- From: David Singer <singer@apple.com>
- Date: Wed, 05 Aug 2015 16:05:22 -0700
- To: "public-privacy (W3C mailing list)" <public-privacy@w3.org>
- Cc: Nicholas Doty <npdoty@w3.org>
some questions about the questionnaire. <https://www.w3.org/wiki/Privacy_and_security_questionnaire> 1. Does this specification deal with personally derived data? • Explanation: Personal data includes a large swath of data which could be used on its own, or in combination with other information, to identify a single person. The exact definition of what’s considered “personal information” varies, but could certainly include things like a home address, an email address, birthdates, usernames, fingerprints, video recordings, audio recordings, geographic location or any other information derived from a person. Um, there are TWO issues here: (a) can the data be used to identify someone and (b) if the person is or can be identified, is the data revealing something about them? The latter doesn’t seem addressed. In general, even innocuous pieces of personally-derived data may become significantly less so when combined with other data. For example, if you get access to my location, you may learn that I am in a hotel room. That seems fairly innocuous. Separately you may learn my home city, which also may be fairly innocuous. But when you realize that the hotel is in my own city, and it’s the middle of the day in that time zone, you might be a teensy bit suspicious… 2. Does this specification allow an origin access to a user’s location, and if so is that information minimized?
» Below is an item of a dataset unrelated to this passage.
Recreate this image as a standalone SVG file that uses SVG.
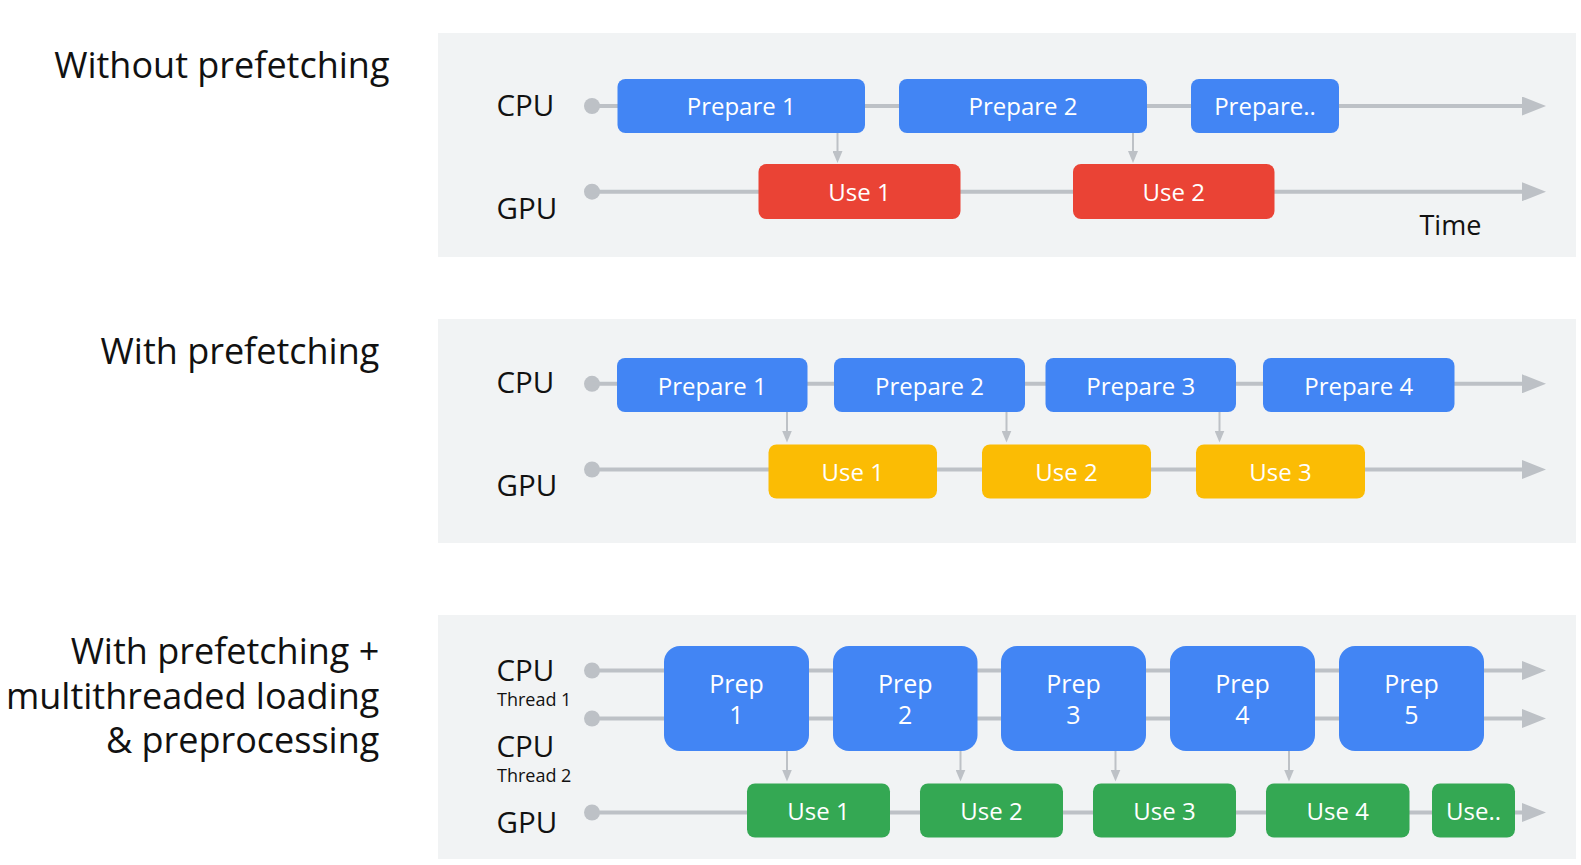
<svg xmlns="http://www.w3.org/2000/svg" width="1581" height="865" viewBox="0 0 1581 865">
<defs>
<style>
.panel{fill:#f1f3f4}
.title{font-family:"Open Sans","Noto Sans",sans-serif;font-size:36px;fill:#111;text-anchor:end}
.lbl{font-family:"Open Sans","Noto Sans",sans-serif;font-size:29.5px;fill:#111}
.sub{font-family:"Open Sans","Noto Sans",sans-serif;font-size:18px;fill:#111}
.bt{font-family:"Open Sans","Noto Sans",sans-serif;font-size:24px;fill:#fff;text-anchor:middle}
.pt{font-family:"Open Sans","Noto Sans",sans-serif;font-size:25px;fill:#fff;text-anchor:middle}
.blue{fill:#4285f4}
.red{fill:#ea4335}
.yellow{fill:#fbbc04}
.green{fill:#34a853}
.tl{stroke:#bdc1c6;stroke-width:4;fill:none;marker-end:url(#bigHead)}
.dot{fill:#bdc1c6}
.dn{stroke:#bdc1c6;stroke-width:2;fill:none;marker-end:url(#smallHead)}
</style>
<marker id="bigHead" viewBox="0 0 24 19" markerUnits="userSpaceOnUse" markerWidth="24" markerHeight="19" refX="2" refY="9.5" orient="auto">
<path d="M0,0 L24,9.5 L0,19 z" fill="#bdc1c6"/>
</marker>
<marker id="smallHead" viewBox="0 0 12 10" markerUnits="userSpaceOnUse" markerWidth="12" markerHeight="10" refX="1" refY="5" orient="auto">
<path d="M0,0 L12,5 L0,10 z" fill="#bdc1c6"/>
</marker>
</defs>
<rect width="1581" height="865" fill="#fff"/>

<!-- panels -->
<g id="panels">
<rect class="panel" x="438" y="33" width="1138" height="224"/>
<rect class="panel" x="438" y="319" width="1138" height="224"/>
<rect class="panel" x="438" y="615" width="1138" height="244"/>
</g>

<!-- titles -->
<g id="titles">
<text class="title" x="389.5" y="77.5">Without prefetching</text>
<text class="title" x="379.3" y="363.5">With prefetching</text>
<text class="title" x="379.3" y="664">With prefetching +</text>
<text class="title" x="379.3" y="708.5">multithreaded loading</text>
<text class="title" x="379.3" y="753">&amp; preprocessing</text>
</g>

<!-- row labels -->
<g id="row-labels">
<text class="lbl" x="496.5" y="115.7">CPU</text>
<text class="lbl" x="496.5" y="219">GPU</text>
<text class="lbl" x="1419.5" y="235" style="font-size:27px">Time</text>
<text class="lbl" x="496.5" y="393.3">CPU</text>
<text class="lbl" x="496.5" y="496">GPU</text>
<text class="lbl" x="496.5" y="680.7">CPU</text>
<text class="sub" x="497" y="706">Thread 1</text>
<text class="lbl" x="496.5" y="756.7">CPU</text>
<text class="sub" x="497" y="781.7">Thread 2</text>
<text class="lbl" x="496.5" y="832.7">GPU</text>
</g>

<!-- connectors -->
<g id="connectors">
<circle class="dot" cx="592" cy="106" r="8"/>
<line class="tl" x1="592" y1="106" x2="1524" y2="106"/>
<circle class="dot" cx="592" cy="191.7" r="8"/>
<line class="tl" x1="592" y1="191.7" x2="1524" y2="191.7"/>
<line class="dn" x1="837.5" y1="133" x2="837.5" y2="152"/>
<line class="dn" x1="1133" y1="133" x2="1133" y2="152"/>

<circle class="dot" cx="592" cy="383.8" r="8"/>
<line class="tl" x1="592" y1="383.8" x2="1524" y2="383.8"/>
<circle class="dot" cx="592" cy="469.5" r="8"/>
<line class="tl" x1="592" y1="469.5" x2="1524" y2="469.5"/>
<line class="dn" x1="787" y1="412" x2="787" y2="431.5"/>
<line class="dn" x1="1006.5" y1="412" x2="1006.5" y2="431.5"/>
<line class="dn" x1="1219.5" y1="412" x2="1219.5" y2="431.5"/>

<circle class="dot" cx="592" cy="670.5" r="8"/>
<line class="tl" x1="592" y1="670.5" x2="1524" y2="670.5"/>
<circle class="dot" cx="592" cy="718.5" r="8"/>
<line class="tl" x1="592" y1="718.5" x2="1524" y2="718.5"/>
<circle class="dot" cx="592" cy="812.5" r="8"/>
<line class="tl" x1="592" y1="812.5" x2="1524" y2="812.5"/>
<line class="dn" x1="787" y1="751" x2="787" y2="770.5"/>
<line class="dn" x1="960.5" y1="751" x2="960.5" y2="770.5"/>
<line class="dn" x1="1115.5" y1="751" x2="1115.5" y2="770.5"/>
<line class="dn" x1="1289" y1="751" x2="1289" y2="770.5"/>
</g>

<!-- panel 1 nodes -->
<g id="p1-prepare1"><rect class="blue" x="617.5" y="79" width="247.5" height="54" rx="8"/><text class="bt" x="741.2" y="114.7">Prepare 1</text></g>
<g id="p1-prepare2"><rect class="blue" x="899" y="79" width="248" height="54" rx="8"/><text class="bt" x="1023" y="114.7">Prepare 2</text></g>
<g id="p1-prepare-more"><rect class="blue" x="1191" y="79" width="148" height="54" rx="8"/><text class="bt" x="1265" y="114.7">Prepare..</text></g>
<g id="p1-use1"><rect class="red" x="758.5" y="164" width="202" height="55" rx="8"/><text class="bt" x="859.5" y="200.5">Use 1</text></g>
<g id="p1-use2"><rect class="red" x="1073" y="164" width="201.5" height="55" rx="8"/><text class="bt" x="1173.7" y="200.5">Use 2</text></g>

<!-- panel 2 nodes -->
<g id="p2-prepare1"><rect class="blue" x="617" y="358" width="190.5" height="54" rx="8"/><text class="bt" x="712.2" y="394.5">Prepare 1</text></g>
<g id="p2-prepare2"><rect class="blue" x="834" y="358" width="191" height="54" rx="8"/><text class="bt" x="929.5" y="394.5">Prepare 2</text></g>
<g id="p2-prepare3"><rect class="blue" x="1045.5" y="358" width="190.5" height="54" rx="8"/><text class="bt" x="1140.7" y="394.5">Prepare 3</text></g>
<g id="p2-prepare4"><rect class="blue" x="1263" y="358" width="191.5" height="54" rx="8"/><text class="bt" x="1358.7" y="394.5">Prepare 4</text></g>
<g id="p2-use1"><rect class="yellow" x="768.5" y="444.5" width="168.5" height="54" rx="8"/><text class="bt" x="852.7" y="481">Use 1</text></g>
<g id="p2-use2"><rect class="yellow" x="982" y="444.5" width="169" height="54" rx="8"/><text class="bt" x="1066.5" y="481">Use 2</text></g>
<g id="p2-use3"><rect class="yellow" x="1196" y="444.5" width="169" height="54" rx="8"/><text class="bt" x="1280.5" y="481">Use 3</text></g>

<!-- panel 3 nodes -->
<g id="p3-prep1"><rect class="blue" x="664" y="646" width="145" height="105" rx="16"/><text class="pt" x="736.5" y="692.7">Prep</text><text class="pt" x="736.5" y="724">1</text></g>
<g id="p3-prep2"><rect class="blue" x="833" y="646" width="144.5" height="105" rx="16"/><text class="pt" x="905.2" y="692.7">Prep</text><text class="pt" x="905.2" y="724">2</text></g>
<g id="p3-prep3"><rect class="blue" x="1001" y="646" width="145" height="105" rx="16"/><text class="pt" x="1073.5" y="692.7">Prep</text><text class="pt" x="1073.5" y="724">3</text></g>
<g id="p3-prep4"><rect class="blue" x="1170" y="646" width="145" height="105" rx="16"/><text class="pt" x="1242.5" y="692.7">Prep</text><text class="pt" x="1242.5" y="724">4</text></g>
<g id="p3-prep5"><rect class="blue" x="1339" y="646" width="145" height="105" rx="16"/><text class="pt" x="1411.5" y="692.7">Prep</text><text class="pt" x="1411.5" y="724">5</text></g>
<g id="p3-use1"><rect class="green" x="747" y="783.5" width="143" height="54" rx="8"/><text class="bt" x="818.5" y="820">Use 1</text></g>
<g id="p3-use2"><rect class="green" x="920" y="783.5" width="143" height="54" rx="8"/><text class="bt" x="991.5" y="820">Use 2</text></g>
<g id="p3-use3"><rect class="green" x="1093" y="783.5" width="143" height="54" rx="8"/><text class="bt" x="1164.5" y="820">Use 3</text></g>
<g id="p3-use4"><rect class="green" x="1266" y="783.5" width="143.5" height="54" rx="8"/><text class="bt" x="1337.7" y="820">Use 4</text></g>
<g id="p3-use-more"><rect class="green" x="1432" y="783.5" width="83" height="54" rx="8"/><text class="bt" x="1473.5" y="820">Use..</text></g>
</svg>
Why do we pull out the user’s location as a piece of personally-derived-data of special significance? 3. • How should this specification work in the context of a user agent’s "incognito" mode? • Explanation: Ideally, the feature would work in such a way that the website would not be able to determine that the user was in "incognito". Less ideally, the feature wouldn’t work, but the website still wouldn’t be able to distinguish "incognito" from simply being denied permission to use the feature (for instance). Unideally, the feature wouldn’t exist at all in "incognito", which means that the user wouldn’t be exposing data, but the website can probably tell that the user is in that state • Example: Disabling a feature which could out a user when used in "incognito" mode. I am not at all sure that I agree that revealing I am ‘incognito’ is always a problem. I think this might need attention. The example sentence has some issues, unless we mean by ‘out a user’ that we reveal their sexual preference, which I doubt :-) David Singer Manager, Software Standards, Apple Inc.